### Exercise
Print exactly the lines from the first one down to the line that contains "(3,553) -- (515,553);", both included, and skip the pictures.

### Data to use
· · · · · · ·
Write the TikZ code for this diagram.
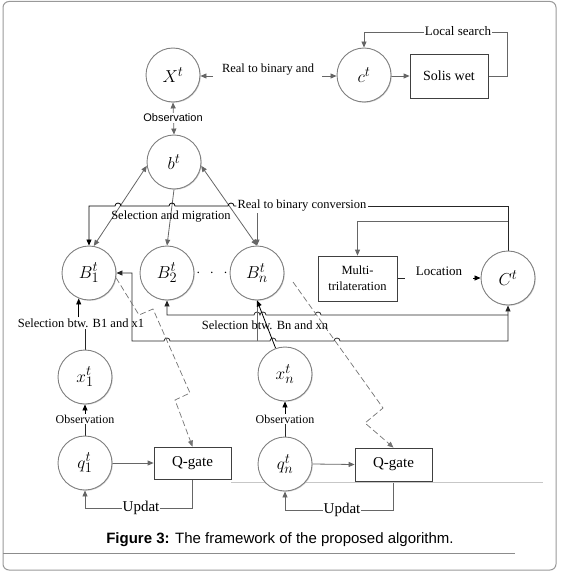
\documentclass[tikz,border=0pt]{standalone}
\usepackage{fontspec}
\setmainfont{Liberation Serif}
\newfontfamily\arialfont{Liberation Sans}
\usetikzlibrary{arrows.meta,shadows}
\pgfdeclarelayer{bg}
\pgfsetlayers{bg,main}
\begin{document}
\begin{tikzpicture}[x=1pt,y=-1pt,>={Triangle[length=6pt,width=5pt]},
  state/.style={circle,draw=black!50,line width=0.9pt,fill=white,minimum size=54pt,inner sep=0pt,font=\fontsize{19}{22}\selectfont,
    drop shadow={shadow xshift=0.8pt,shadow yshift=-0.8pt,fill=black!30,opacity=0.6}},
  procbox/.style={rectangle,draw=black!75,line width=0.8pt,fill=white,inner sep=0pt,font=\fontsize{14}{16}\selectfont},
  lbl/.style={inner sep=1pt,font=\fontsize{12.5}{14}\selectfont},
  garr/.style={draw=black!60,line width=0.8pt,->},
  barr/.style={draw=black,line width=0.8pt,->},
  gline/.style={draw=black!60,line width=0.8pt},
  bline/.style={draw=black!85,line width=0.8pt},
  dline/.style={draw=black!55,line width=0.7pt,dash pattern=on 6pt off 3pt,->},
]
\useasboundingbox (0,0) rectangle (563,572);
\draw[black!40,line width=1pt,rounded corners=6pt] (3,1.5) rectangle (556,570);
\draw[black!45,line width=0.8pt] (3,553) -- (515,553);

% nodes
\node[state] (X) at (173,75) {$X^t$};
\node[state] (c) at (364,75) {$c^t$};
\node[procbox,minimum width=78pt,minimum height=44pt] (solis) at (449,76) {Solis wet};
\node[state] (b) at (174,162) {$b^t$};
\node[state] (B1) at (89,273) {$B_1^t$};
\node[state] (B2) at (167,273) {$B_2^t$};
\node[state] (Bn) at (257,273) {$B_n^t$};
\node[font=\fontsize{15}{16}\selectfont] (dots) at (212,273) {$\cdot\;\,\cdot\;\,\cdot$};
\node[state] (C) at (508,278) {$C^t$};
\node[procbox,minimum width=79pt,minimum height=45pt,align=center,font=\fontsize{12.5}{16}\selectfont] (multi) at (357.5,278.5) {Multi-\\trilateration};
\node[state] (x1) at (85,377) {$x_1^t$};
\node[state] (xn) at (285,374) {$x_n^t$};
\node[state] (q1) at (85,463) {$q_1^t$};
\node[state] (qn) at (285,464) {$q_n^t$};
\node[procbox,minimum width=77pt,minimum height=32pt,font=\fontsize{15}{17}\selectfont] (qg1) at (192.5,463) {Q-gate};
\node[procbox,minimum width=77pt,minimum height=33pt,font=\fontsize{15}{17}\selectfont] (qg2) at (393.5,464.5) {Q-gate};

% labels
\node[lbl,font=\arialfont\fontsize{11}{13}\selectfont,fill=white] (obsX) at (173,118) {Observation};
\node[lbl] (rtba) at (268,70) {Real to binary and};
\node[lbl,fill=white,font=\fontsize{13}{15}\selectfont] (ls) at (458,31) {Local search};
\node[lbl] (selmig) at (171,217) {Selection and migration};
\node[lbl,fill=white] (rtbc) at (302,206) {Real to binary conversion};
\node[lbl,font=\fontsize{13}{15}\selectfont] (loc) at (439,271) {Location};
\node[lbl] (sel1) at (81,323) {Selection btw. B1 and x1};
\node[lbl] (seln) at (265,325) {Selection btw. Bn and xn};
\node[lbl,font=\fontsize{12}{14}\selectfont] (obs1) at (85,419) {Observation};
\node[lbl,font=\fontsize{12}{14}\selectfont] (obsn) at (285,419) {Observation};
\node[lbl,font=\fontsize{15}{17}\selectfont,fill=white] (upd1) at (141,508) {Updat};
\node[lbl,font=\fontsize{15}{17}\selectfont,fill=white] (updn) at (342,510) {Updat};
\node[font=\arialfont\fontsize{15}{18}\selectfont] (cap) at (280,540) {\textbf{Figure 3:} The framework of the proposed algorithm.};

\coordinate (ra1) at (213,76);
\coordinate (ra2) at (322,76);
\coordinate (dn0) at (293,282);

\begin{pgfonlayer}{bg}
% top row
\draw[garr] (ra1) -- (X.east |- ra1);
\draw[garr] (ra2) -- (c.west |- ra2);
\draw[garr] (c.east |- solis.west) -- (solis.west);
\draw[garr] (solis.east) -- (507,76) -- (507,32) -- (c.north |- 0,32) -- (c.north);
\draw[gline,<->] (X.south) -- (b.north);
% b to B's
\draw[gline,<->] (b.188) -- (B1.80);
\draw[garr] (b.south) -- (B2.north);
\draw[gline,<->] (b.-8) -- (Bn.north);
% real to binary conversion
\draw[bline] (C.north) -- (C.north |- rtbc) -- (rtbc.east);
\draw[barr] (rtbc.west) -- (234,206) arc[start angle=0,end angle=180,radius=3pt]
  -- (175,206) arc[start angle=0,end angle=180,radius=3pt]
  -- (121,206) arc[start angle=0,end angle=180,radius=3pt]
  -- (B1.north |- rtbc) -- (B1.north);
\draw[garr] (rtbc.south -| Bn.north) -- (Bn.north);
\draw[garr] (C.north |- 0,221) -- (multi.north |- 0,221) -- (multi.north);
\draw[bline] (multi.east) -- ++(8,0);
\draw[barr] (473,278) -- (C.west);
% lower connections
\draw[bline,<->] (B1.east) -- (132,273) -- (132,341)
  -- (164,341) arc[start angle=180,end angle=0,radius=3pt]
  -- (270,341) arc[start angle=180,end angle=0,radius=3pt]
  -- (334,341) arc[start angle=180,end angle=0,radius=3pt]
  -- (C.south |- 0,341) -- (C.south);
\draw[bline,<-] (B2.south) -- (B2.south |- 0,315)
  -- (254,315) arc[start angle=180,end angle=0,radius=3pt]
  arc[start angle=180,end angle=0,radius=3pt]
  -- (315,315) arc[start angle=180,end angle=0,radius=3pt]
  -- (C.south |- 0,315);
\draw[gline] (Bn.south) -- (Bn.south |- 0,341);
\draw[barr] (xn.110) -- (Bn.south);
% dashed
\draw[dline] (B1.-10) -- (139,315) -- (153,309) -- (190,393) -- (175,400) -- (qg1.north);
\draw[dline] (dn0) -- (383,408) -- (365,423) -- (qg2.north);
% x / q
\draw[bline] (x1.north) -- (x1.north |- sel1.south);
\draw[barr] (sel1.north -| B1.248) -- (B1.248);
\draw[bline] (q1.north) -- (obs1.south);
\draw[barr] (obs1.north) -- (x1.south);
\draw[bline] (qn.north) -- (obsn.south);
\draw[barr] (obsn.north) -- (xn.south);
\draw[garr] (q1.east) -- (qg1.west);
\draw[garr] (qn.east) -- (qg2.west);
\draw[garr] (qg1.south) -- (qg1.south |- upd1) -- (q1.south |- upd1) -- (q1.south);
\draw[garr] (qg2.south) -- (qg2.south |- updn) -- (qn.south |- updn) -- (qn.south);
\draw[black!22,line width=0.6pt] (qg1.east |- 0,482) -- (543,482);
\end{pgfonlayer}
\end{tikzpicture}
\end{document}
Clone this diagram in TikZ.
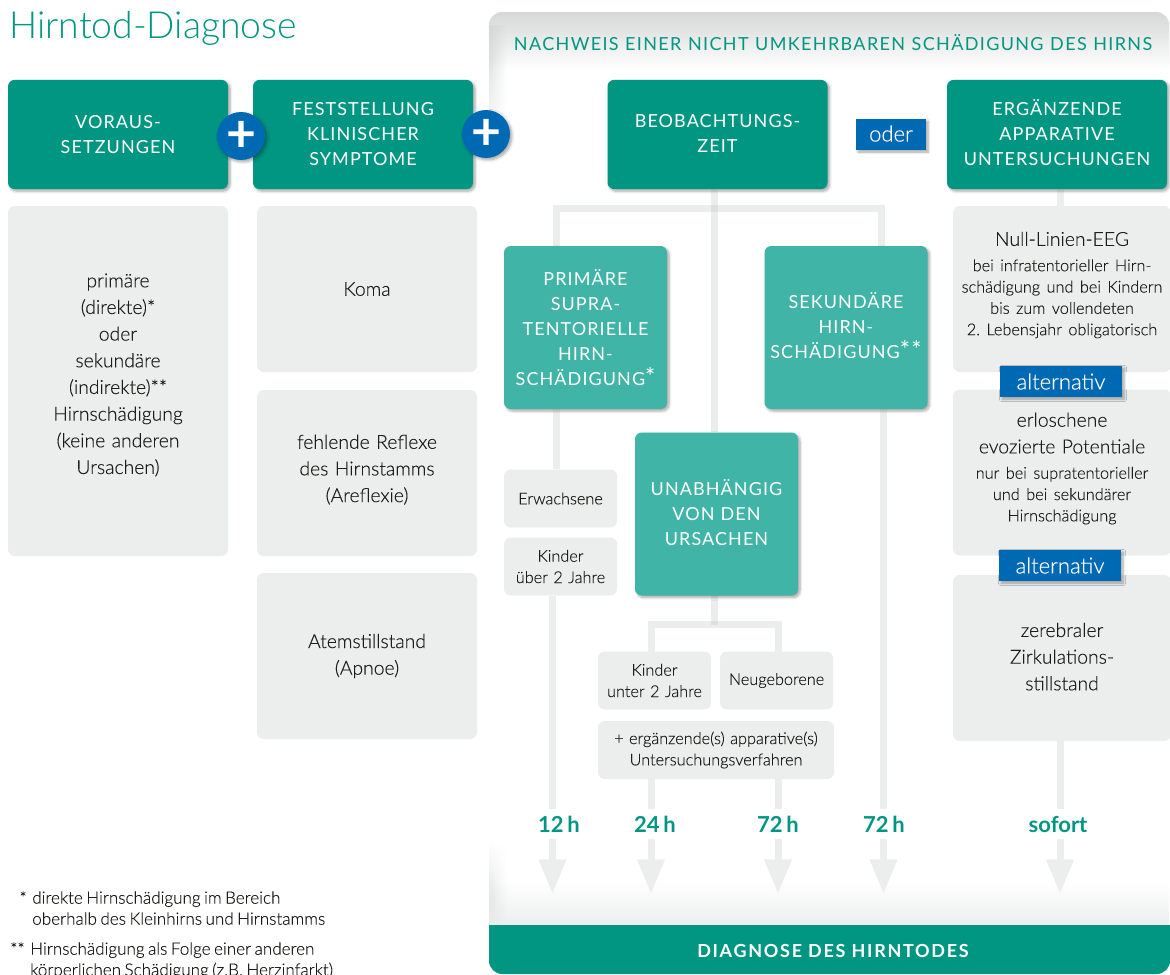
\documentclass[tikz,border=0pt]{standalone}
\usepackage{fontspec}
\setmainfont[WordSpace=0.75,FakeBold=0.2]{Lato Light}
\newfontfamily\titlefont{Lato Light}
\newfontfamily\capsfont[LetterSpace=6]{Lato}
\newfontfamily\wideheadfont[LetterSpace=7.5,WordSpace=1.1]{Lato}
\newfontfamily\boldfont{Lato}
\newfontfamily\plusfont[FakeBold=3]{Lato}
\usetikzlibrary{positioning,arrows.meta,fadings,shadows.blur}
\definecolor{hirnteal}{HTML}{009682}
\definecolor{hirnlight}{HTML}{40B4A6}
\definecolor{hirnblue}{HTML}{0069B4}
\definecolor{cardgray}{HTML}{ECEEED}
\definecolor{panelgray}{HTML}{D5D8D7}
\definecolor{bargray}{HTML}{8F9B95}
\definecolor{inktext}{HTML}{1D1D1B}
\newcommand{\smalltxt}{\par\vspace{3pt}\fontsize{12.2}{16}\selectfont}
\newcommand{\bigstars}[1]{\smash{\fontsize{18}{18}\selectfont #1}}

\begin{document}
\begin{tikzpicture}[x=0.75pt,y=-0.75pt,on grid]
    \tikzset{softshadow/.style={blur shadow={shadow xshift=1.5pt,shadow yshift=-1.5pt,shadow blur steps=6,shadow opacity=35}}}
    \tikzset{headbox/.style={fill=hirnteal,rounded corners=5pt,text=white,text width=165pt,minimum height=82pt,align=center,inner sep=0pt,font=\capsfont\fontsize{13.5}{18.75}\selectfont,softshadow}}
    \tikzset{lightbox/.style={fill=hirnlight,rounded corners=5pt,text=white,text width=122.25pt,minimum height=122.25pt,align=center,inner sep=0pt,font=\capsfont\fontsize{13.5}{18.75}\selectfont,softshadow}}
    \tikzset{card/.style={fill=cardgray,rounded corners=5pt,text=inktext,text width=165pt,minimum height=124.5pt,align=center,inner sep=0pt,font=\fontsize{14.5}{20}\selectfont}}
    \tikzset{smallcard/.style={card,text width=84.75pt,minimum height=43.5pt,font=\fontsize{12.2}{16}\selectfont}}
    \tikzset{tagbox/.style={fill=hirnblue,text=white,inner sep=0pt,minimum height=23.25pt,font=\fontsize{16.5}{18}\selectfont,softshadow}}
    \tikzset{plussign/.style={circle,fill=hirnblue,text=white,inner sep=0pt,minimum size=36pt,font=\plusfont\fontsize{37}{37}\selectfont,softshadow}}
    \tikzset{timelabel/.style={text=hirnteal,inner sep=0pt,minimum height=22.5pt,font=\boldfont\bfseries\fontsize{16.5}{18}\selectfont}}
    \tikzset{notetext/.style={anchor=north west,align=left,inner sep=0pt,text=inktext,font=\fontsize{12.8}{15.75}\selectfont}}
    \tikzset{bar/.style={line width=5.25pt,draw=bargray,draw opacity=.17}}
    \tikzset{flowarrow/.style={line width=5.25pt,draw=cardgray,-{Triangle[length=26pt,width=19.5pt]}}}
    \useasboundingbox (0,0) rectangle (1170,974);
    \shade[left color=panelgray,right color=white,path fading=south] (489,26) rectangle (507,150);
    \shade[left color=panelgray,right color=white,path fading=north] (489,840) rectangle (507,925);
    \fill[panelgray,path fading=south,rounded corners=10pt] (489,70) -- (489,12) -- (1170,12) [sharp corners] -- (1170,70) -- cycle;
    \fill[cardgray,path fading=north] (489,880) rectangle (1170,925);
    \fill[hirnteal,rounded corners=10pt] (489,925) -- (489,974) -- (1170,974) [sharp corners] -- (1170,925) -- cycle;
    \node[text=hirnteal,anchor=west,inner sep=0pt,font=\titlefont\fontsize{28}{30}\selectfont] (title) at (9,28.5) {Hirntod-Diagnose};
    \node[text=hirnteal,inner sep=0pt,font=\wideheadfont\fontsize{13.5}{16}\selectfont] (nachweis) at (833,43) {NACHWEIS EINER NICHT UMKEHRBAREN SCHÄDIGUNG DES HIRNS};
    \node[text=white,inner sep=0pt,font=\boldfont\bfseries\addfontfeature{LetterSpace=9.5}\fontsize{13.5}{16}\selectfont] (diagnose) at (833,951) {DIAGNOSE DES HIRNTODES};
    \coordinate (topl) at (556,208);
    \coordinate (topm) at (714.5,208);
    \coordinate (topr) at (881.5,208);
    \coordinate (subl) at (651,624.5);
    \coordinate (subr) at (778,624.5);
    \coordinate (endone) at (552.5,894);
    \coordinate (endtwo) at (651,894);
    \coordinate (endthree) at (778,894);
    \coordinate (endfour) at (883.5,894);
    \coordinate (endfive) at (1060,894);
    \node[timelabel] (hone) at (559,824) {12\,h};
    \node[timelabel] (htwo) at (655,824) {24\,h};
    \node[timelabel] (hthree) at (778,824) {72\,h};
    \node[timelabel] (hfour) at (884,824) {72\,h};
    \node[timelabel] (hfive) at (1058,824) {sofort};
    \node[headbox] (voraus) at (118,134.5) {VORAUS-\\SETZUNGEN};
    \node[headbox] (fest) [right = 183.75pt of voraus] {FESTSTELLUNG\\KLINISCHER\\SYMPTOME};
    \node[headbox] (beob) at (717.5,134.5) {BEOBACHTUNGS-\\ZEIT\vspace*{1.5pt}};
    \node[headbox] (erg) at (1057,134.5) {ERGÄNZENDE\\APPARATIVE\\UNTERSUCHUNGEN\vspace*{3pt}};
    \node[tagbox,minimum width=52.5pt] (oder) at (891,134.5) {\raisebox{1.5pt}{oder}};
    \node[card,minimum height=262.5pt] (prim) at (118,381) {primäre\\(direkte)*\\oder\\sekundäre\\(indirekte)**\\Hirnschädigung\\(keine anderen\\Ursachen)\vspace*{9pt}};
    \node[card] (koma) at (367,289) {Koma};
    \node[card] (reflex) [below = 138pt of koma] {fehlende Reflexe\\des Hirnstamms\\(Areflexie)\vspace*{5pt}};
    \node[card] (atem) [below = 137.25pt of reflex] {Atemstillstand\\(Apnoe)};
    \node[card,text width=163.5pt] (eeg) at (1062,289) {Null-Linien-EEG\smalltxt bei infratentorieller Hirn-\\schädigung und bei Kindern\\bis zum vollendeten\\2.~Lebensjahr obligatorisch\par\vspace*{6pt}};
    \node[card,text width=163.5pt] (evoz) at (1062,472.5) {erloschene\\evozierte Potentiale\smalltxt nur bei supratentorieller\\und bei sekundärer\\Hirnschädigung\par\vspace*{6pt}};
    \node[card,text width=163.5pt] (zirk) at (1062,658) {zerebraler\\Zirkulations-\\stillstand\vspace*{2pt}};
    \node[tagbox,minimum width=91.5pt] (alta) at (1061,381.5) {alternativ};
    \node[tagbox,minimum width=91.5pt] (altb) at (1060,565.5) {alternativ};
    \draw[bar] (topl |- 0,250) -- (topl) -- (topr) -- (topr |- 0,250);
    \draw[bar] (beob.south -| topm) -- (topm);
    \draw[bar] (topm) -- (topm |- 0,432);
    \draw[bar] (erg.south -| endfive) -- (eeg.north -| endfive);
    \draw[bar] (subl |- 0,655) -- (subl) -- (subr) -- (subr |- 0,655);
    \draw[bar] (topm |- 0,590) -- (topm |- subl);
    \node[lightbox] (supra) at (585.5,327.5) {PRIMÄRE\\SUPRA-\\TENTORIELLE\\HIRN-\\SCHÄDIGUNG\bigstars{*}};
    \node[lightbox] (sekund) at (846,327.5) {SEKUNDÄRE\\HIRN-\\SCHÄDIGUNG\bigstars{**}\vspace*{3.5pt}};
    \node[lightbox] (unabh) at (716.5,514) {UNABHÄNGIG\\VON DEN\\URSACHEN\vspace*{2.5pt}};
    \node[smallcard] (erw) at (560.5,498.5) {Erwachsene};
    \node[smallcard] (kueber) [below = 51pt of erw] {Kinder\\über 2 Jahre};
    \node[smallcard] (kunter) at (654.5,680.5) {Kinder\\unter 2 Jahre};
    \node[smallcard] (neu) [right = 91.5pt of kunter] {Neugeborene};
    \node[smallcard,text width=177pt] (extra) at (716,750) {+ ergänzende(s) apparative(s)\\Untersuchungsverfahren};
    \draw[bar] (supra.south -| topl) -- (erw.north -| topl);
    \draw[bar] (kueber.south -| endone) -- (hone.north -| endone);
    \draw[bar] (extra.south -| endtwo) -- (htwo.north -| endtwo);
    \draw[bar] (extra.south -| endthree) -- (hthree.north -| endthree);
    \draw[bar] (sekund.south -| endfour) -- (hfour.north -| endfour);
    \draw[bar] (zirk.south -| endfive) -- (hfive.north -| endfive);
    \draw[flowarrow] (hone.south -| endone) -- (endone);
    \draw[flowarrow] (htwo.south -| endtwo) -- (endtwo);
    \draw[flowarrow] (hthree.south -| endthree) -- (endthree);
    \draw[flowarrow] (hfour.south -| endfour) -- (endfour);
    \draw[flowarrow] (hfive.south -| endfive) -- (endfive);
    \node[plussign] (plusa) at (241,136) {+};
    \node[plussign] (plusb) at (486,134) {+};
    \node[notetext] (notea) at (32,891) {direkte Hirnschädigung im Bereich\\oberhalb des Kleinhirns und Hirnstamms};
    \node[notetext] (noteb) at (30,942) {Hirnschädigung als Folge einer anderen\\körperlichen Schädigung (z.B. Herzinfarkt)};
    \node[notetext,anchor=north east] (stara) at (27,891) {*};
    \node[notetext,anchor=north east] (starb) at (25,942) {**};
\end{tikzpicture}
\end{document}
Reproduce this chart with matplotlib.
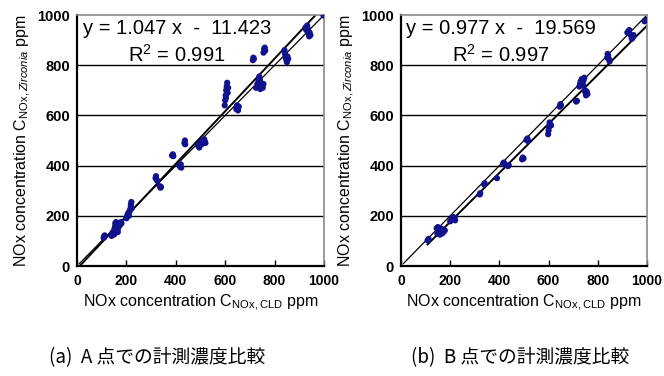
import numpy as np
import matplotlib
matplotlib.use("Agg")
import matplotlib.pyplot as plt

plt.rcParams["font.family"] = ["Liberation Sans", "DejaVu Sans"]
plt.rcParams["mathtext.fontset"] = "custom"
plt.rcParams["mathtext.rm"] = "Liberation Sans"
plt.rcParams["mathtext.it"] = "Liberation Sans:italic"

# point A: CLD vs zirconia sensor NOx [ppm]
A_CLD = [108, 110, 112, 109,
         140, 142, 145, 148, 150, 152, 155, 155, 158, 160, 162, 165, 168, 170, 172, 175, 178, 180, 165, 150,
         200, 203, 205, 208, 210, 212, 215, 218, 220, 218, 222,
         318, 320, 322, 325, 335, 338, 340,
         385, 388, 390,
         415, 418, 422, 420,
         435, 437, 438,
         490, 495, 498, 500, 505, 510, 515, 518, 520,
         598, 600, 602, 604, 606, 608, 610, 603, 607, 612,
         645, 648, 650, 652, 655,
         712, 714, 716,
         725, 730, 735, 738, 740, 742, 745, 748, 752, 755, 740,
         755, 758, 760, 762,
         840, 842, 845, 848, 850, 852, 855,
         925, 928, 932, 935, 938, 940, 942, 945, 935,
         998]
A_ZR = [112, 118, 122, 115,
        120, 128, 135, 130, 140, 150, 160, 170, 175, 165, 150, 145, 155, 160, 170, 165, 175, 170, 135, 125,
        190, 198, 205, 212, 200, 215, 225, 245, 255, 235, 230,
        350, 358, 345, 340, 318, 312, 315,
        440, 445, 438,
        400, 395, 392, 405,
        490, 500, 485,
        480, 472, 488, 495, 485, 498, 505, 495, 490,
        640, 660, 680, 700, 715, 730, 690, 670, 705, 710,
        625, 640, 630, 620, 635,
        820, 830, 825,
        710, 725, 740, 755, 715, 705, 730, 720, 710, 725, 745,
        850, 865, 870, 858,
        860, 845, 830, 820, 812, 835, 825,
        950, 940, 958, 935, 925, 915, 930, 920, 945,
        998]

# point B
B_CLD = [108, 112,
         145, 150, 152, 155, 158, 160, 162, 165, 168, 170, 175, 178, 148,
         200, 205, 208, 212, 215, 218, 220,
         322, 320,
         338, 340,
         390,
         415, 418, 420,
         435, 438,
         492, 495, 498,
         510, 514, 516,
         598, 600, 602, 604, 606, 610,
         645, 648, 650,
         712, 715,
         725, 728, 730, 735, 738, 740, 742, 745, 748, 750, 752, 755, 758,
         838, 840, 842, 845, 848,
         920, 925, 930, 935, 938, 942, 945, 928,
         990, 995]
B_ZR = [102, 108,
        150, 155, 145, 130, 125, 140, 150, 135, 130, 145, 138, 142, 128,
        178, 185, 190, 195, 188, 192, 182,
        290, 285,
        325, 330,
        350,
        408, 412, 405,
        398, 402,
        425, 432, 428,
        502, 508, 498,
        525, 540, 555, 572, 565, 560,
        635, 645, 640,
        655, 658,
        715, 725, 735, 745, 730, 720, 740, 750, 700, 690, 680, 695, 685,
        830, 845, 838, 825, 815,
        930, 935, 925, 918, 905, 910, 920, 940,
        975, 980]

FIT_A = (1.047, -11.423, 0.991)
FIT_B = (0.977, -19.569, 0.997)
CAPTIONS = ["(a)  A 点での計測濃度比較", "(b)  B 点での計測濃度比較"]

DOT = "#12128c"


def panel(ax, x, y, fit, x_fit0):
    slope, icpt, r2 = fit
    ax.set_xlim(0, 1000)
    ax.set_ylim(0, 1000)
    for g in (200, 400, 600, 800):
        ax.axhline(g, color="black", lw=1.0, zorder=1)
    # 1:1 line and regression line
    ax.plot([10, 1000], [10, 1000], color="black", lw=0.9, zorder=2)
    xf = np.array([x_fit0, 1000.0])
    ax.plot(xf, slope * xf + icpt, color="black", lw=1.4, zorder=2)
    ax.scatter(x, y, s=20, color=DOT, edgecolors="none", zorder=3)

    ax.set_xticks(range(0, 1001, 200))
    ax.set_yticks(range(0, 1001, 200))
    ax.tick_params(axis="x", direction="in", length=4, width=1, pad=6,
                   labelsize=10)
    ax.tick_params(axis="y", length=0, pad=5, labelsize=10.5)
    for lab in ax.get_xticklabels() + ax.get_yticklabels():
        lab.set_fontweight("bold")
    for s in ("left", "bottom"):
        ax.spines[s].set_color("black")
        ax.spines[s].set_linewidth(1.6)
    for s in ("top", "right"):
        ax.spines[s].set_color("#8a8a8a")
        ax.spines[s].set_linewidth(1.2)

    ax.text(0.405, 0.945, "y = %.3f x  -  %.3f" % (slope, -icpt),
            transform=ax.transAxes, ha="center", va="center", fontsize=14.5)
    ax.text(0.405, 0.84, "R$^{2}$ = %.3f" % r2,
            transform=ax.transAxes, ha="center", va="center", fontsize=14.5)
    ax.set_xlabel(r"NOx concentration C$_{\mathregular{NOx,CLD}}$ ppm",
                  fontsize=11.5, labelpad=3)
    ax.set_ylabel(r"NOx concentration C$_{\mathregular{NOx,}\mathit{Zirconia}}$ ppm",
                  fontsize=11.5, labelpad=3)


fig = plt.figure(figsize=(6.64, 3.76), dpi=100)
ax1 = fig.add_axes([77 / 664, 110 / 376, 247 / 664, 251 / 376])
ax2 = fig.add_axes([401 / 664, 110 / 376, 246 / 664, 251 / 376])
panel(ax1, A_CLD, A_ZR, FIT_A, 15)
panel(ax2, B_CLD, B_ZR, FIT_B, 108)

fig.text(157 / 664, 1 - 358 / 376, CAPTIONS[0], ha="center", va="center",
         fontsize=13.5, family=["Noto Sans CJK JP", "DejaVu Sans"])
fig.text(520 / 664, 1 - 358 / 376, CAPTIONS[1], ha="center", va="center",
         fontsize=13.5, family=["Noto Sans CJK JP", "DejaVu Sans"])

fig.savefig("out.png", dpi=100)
· · · · · · ·
### Solution for this exercise
Write the TikZ code for this diagram.
\documentclass[tikz,border=0pt]{standalone}
\usepackage{fontspec}
\setmainfont{Liberation Serif}
\newfontfamily\arialfont{Liberation Sans}
\usetikzlibrary{arrows.meta,shadows}
\pgfdeclarelayer{bg}
\pgfsetlayers{bg,main}
\begin{document}
\begin{tikzpicture}[x=1pt,y=-1pt,>={Triangle[length=6pt,width=5pt]},
  state/.style={circle,draw=black!50,line width=0.9pt,fill=white,minimum size=54pt,inner sep=0pt,font=\fontsize{19}{22}\selectfont,
    drop shadow={shadow xshift=0.8pt,shadow yshift=-0.8pt,fill=black!30,opacity=0.6}},
  procbox/.style={rectangle,draw=black!75,line width=0.8pt,fill=white,inner sep=0pt,font=\fontsize{14}{16}\selectfont},
  lbl/.style={inner sep=1pt,font=\fontsize{12.5}{14}\selectfont},
  garr/.style={draw=black!60,line width=0.8pt,->},
  barr/.style={draw=black,line width=0.8pt,->},
  gline/.style={draw=black!60,line width=0.8pt},
  bline/.style={draw=black!85,line width=0.8pt},
  dline/.style={draw=black!55,line width=0.7pt,dash pattern=on 6pt off 3pt,->},
]
\useasboundingbox (0,0) rectangle (563,572);
\draw[black!40,line width=1pt,rounded corners=6pt] (3,1.5) rectangle (556,570);
\draw[black!45,line width=0.8pt] (3,553) -- (515,553);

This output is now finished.